Vita: Cosa pensa dell’idea di demolire la struttura fatta da Meyer per l’Ara Pacis?
Elkann: Sono polemiche che piacciono molto al mio amico Vittorio Sgarbi, che aveva ragione: non c’era motivo di abbattere la teca di Morpurgo. Adesso sarebbe terribile dover distruggere quella di Meyer. Penso che le priorità di Alemanno debbano essere quelle che ha indicato in campagna elettorale.
Vita: E la polemica sulla festa del cinema della capitale?
Elkann: I festival sono importanti in tutta Italia. Dalla Milanesiana di Elisabetta Sgarbi (un successo incredibile che a Milano, in luglio, porta folle di persone a teatro) a Modena per la filosofia, a Mantova per la letteratura. È positivo che in migliaia vadano ad ascoltare filosofi, letterati, poeti.
Vita: Proponete un nuovo status di città d’arte e quindi un nuovo rapporto fra Stato e territori…
Elkann: Il decentramento è inevitabile: il bello e la cultura in Italia sono dappertutto. Ma serve programmazione. Parigi, che è la città più visitata del mondo, non è così più bella dell’Italia: è molto ben organizzata sotto tutti i punti di vista. Il presidente Berlusconi, che ci ha detto di condividere il nostro Manifesto, sostiene che il bene culturale è il petrolio del nostro Paese.
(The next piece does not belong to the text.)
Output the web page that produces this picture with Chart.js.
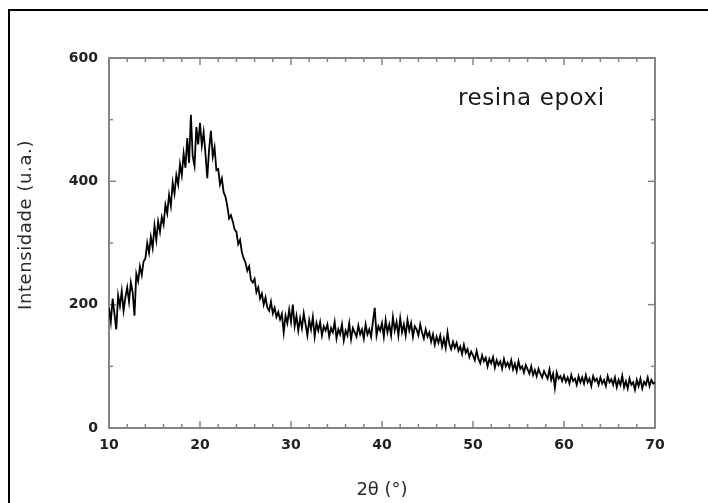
<!DOCTYPE html>
<html>
<head>
<meta charset="utf-8">
<script src="https://cdn.jsdelivr.net/npm/chart.js@4.4.1/dist/chart.umd.min.js"></script>
<style>
  html, body { margin: 0; padding: 0; background: #fff; overflow: hidden; }
  #wrap { position: relative; width: 708px; height: 503px; overflow: hidden; }
  #frame { position: absolute; left: 8px; top: 9px; width: 800px; height: 600px;
           border-left: 2px solid #000; border-top: 2px solid #000; }
  canvas { position: absolute; left: 0; top: 0; }
</style>
</head>
<body>
<div id="wrap">
  <div id="frame"></div>
  <canvas id="c" width="708" height="503"></canvas>
</div>
<script>
// 2θ angles (degrees)
const twoTheta = [
  10,10.2,10.4,10.6,10.8,11,11.2,11.4,11.6,11.8,
  12,12.2,12.4,12.6,12.8,13,13.2,13.4,13.6,13.8,
  14,14.2,14.4,14.6,14.8,15,15.2,15.4,15.6,15.8,
  16,16.2,16.4,16.6,16.8,17,17.2,17.4,17.6,17.8,
  18,18.2,18.4,18.6,18.8,19,19.2,19.4,19.6,19.8,
  20,20.2,20.4,20.6,20.8,21,21.2,21.4,21.6,21.8,
  22,22.2,22.4,22.6,22.8,23,23.2,23.4,23.6,23.8,
  24,24.2,24.4,24.6,24.8,25,25.2,25.4,25.6,25.8,
  26,26.2,26.4,26.6,26.8,27,27.2,27.4,27.6,27.8,
  28,28.2,28.4,28.6,28.8,29,29.2,29.4,29.6,29.8,
  30,30.2,30.4,30.6,30.8,31,31.2,31.4,31.6,31.8,
  32,32.2,32.4,32.6,32.8,33,33.2,33.4,33.6,33.8,
  34,34.2,34.4,34.6,34.8,35,35.2,35.4,35.6,35.8,
  36,36.2,36.4,36.6,36.8,37,37.2,37.4,37.6,37.8,
  38,38.2,38.4,38.6,38.8,39,39.2,39.4,39.6,39.8,
  40,40.2,40.4,40.6,40.8,41,41.2,41.4,41.6,41.8,
  42,42.2,42.4,42.6,42.8,43,43.2,43.4,43.6,43.8,
  44,44.2,44.4,44.6,44.8,45,45.2,45.4,45.6,45.8,
  46,46.2,46.4,46.6,46.8,47,47.2,47.4,47.6,47.8,
  48,48.2,48.4,48.6,48.8,49,49.2,49.4,49.6,49.8,
  50,50.2,50.4,50.6,50.8,51,51.2,51.4,51.6,51.8,
  52,52.2,52.4,52.6,52.8,53,53.2,53.4,53.6,53.8,
  54,54.2,54.4,54.6,54.8,55,55.2,55.4,55.6,55.8,
  56,56.2,56.4,56.6,56.8,57,57.2,57.4,57.6,57.8,
  58,58.2,58.4,58.6,58.8,59,59.2,59.4,59.6,59.8,
  60,60.2,60.4,60.6,60.8,61,61.2,61.4,61.6,61.8,
  62,62.2,62.4,62.6,62.8,63,63.2,63.4,63.6,63.8,
  64,64.2,64.4,64.6,64.8,65,65.2,65.4,65.6,65.8,
  66,66.2,66.4,66.6,66.8,67,67.2,67.4,67.6,67.8,
  68,68.2,68.4,68.6,68.8,69,69.2,69.4,69.6,69.8,
  70
];

// Intensity (u.a.)
const intensity = [
  195,172,210,185,160,215,198,222,190,212,
  228,205,236,220,182,250,238,262,248,270,
  275,300,284,310,292,328,305,335,318,342,
  330,362,348,378,360,398,380,410,395,428,
  410,445,422,470,430,508,440,425,488,460,
  495,458,480,445,405,452,482,440,455,418,
  420,395,405,382,375,360,340,345,335,322,
  318,298,305,285,275,268,255,262,240,236,
  242,220,228,210,218,200,212,195,190,205,
  186,195,180,188,176,185,155,182,170,192,
  172,200,165,182,158,178,162,186,168,150,
  175,160,180,148,170,158,172,150,165,158,
  168,148,162,155,172,145,160,152,168,142,
  158,150,170,144,162,155,148,166,152,160,
  145,168,152,160,148,172,195,150,165,158,
  170,148,175,155,168,150,180,158,172,150,
  178,155,168,150,175,158,170,148,165,160,
  150,168,155,145,160,148,155,140,152,135,
  148,138,150,132,145,130,155,136,128,140,
  130,138,125,132,120,135,122,128,115,124,
  118,110,125,112,105,118,108,114,100,112,
  105,115,98,110,102,108,96,112,100,106,
  98,110,95,104,92,108,96,100,90,102,
  95,88,100,86,94,84,96,88,82,92,
  86,80,95,78,88,65,90,80,84,76,
  85,75,82,72,86,76,80,70,84,74,
  82,72,86,74,80,68,84,76,80,70,
  82,72,78,68,84,74,79,70,82,66,
  78,70,85,66,76,64,80,70,74,62,
  78,68,80,64,75,70,82,68,78,72,
  74
];

// Axis tick values
const xMajorTicks = [10, 20, 30, 40, 50, 60, 70];
const xMinorTicks = [12,14,16,18,22,24,26,28,32,34,36,38,42,44,46,48,52,54,56,58,62,64,66,68];
const yMajorTicks = [0, 200, 400, 600];
const yMinorTicks = [100, 300, 500];

const sampleLabel = 'resina epoxi';
const xTitle = '2θ (°)';
const yTitle = 'Intensidade (u.a.)';

const points = twoTheta.map((t, i) => ({ x: t, y: intensity[i] }));

const frameTicks = {
  id: 'frameTicks',
  beforeDatasetsDraw(chart) {
    const { ctx, chartArea: a, scales: { x, y } } = chart;
    ctx.save();
    ctx.strokeStyle = '#858585';
    ctx.lineWidth = 2;
    ctx.strokeRect(a.left, a.top, a.right - a.left, a.bottom - a.top);
    ctx.lineWidth = 1.5;
    const seg = (x1, y1, x2, y2) => { ctx.beginPath(); ctx.moveTo(x1, y1); ctx.lineTo(x2, y2); ctx.stroke(); };
    const xt = (vals, len) => vals.forEach(v => {
      const p = x.getPixelForValue(v);
      seg(p, a.bottom, p, a.bottom - len);
      seg(p, a.top, p, a.top + len);
    });
    const yt = (vals, len) => vals.forEach(v => {
      const p = y.getPixelForValue(v);
      seg(a.left, p, a.left + len, p);
      seg(a.right, p, a.right - len, p);
    });
    xt(xMajorTicks, 7); xt(xMinorTicks, 4);
    yt(yMajorTicks, 7); yt(yMinorTicks, 4);
    ctx.restore();
  },
  afterDraw(chart) {
    const { ctx, chartArea: a, scales: { x, y } } = chart;
    ctx.save();
    // sample label
    ctx.fillStyle = '#1a1a1a';
    ctx.font = '23px "DejaVu Sans"';
    ctx.textAlign = 'left';
    ctx.textBaseline = 'alphabetic';
    try { ctx.letterSpacing = '0.6px'; } catch (e) {}
    ctx.fillText(sampleLabel, x.getPixelForValue(48.35), y.getPixelForValue(523));
    // y axis title
    ctx.translate(26, (a.top + a.bottom) / 2 - 18);
    ctx.rotate(-Math.PI / 2);
    ctx.font = '18px "DejaVu Sans"';
    ctx.fillStyle = '#2a2a2a';
    ctx.textAlign = 'center';
    ctx.textBaseline = 'middle';
    ctx.fillText(yTitle, 0, 0);
    ctx.restore();
  }
};

const tickFont = { family: 'DejaVu Sans', size: 14, weight: 'bold' };

new Chart(document.getElementById('c'), {
  type: 'line',
  data: {
    datasets: [{
      data: points,
      borderColor: '#000',
      borderWidth: 1.8,
      pointRadius: 0,
      tension: 0,
      fill: false
    }]
  },
  options: {
    responsive: false,
    animation: false,
    devicePixelRatio: 1,
    layout: { padding: { top: 58, right: 53, left: 0, bottom: 0 } },
    plugins: { legend: { display: false }, tooltip: { enabled: false } },
    scales: {
      x: {
        type: 'linear',
        min: 10, max: 70,
        afterFit: s => { s.height = 75; },
        grid: { display: false, drawTicks: false },
        border: { display: false },
        ticks: { stepSize: 10, font: tickFont, color: '#222', padding: 9, maxRotation: 0 },
        title: { display: true, text: xTitle, font: { family: 'DejaVu Sans', size: 18 }, color: '#2a2a2a', padding: { top: 0, bottom: 2 } }
      },
      y: {
        type: 'linear',
        min: 0, max: 600,
        afterFit: s => { s.width = 109; },
        grid: { display: false, drawTicks: false },
        border: { display: false },
        ticks: { stepSize: 200, font: tickFont, color: '#222', padding: 11 }
      }
    }
  },
  plugins: [frameTicks]
});
</script>
</body>
</html>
È abbastanza vero. Cosa abbiamo di più importante da dare al mondo?
Vita: Importante l’appoggio di Berlusconi…
Elkann: Siamo diventati mille e ormai più di mille. Ci sono continue adesioni. Vogliamo batterci per difendere le nostre idee e vigilare sul fatto che le cose accadano. Anche nella promozione dell’Italia all’estero: gli istituti di cultura dovrebbero avere più risorse, anche dai privati, per essere delle ambasciate del made in Italy nelle grandi città del mondo.
Vita: Il nuovo compito di Montezemolo…
Elkann: Montezemolo è la persona giusta al posto giusto. Nessuno più di lui ha promosso nel mondo le eccellenze italiane di oggi.
Vita: Le adesioni sono bipartisan.
Elkann: La cultura sta a cuore a tutti. Tra i firmatari ci sono competenze, esperienze e tendenze politiche molto diverse: dai cattolici ai laici, dai liberali alla sinistra anche estrema.
Vita: Presenterete il documento al futuro ministro della Cultura?
Elkann: Certamente. Lo manderemo anche ai titolari e ai sottosegretari di altri dicasteri. Ora lo stiamo spedendo ai parlamentari, ai sindaci, ai presidenti di Province e Regioni. Abbiamo infatti bisogno che la politica appoggi le nostre idee e faremo in modo che lo faccia, e con convinzione. Noi crediamo fortemente nel ruolo delle fondazioni come ponte fra pubblico e privato.